Y es probable que ese esquema analítico sea correcto.
Pero hay otra cosa en la que vale la pena detenerse y que la dijo no un economista, sino un filósofo.
Aristóteles enseña que las virtudes grandes, las que son motivo de encomio y de alabanza, se aprenden ejercitando las virtudes más pequeñas. Por decirlo así, se aprende a respetar al otro, comenzando por aprender a saludarle. Y se aprende a respetar la ley cuando las incivilidades, las pequeñas transgresiones, se impiden o se castigan o al menos dan origen a una reprimenda de la autoridad o una censura de parte de los ciudadanos. Pero hoy basta andar por el centro de Santiago o visitar una feria en los barrios, o andar en metro, para advertir que el consejo aristotélico se ha olvidado del todo y que en los espacios públicos (mientras no se intente matar a otro, porque esto al menos por ahora se hace intentando ocultarse) se puede hacer cualquier cosa a vista y paciencia de cualquiera, pintarrajear paredes, arrojar basura, vender esto o aquello, ocupar un barrio y extorsionar, miccionar en la vía pública, dormir aquí o allá, meter ruido intolerable, amenazar, arrendar porciones de la calle, cocinar, vender comida de dudoso origen, etcétera.
Y todo eso a la gente sencilla, al ciudadano común y corriente, le causa una sensación de inseguridad (esta no es otra cosa que la experiencia del desorden, de no saber a qué atenerse) cuya próxima estación es el miedo que, de todas las emociones humanas, es quizá la más poderosa. El miedo, más incluso que el alcohol o las drogas, entontece y paraliza, y tarde o temprano hace a la gente sumisa y para acabar con él se dispone a consentir cualquier cosa, desde sacrificar las libertades hasta, a la hora de las elecciones, elevar a un matón a la jefatura del Estado.

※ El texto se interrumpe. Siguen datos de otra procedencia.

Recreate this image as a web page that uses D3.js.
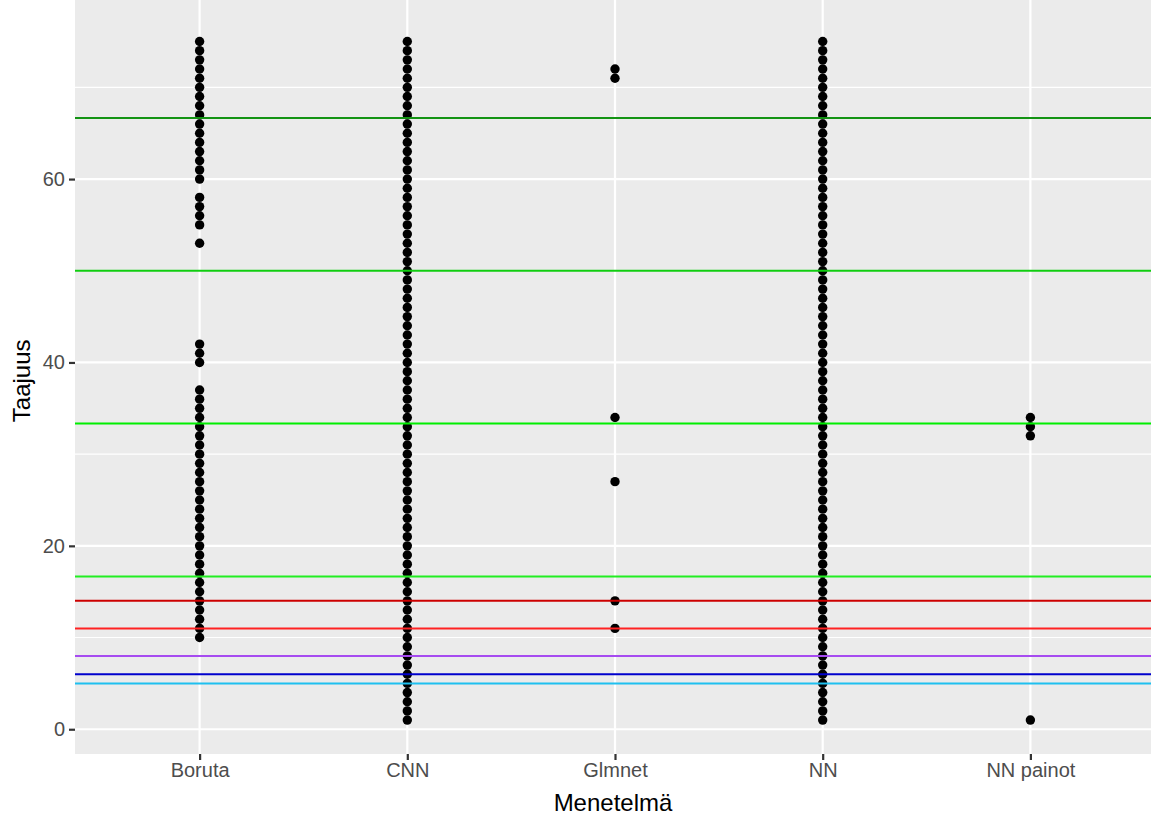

También incrementan el miedo del ciudadano y envalentonan a quien no respeta la ley no solo los crímenes impunes, sino también ver que la autoridad, fuera de frases altisonantes y explicaciones cantinflescas, no hace nada por mostrar con actos, siquiera a propósito de las incivilidades, que las reglas importan y que no está dispuesta a permitir que se quebranten a vista y paciencia de todos.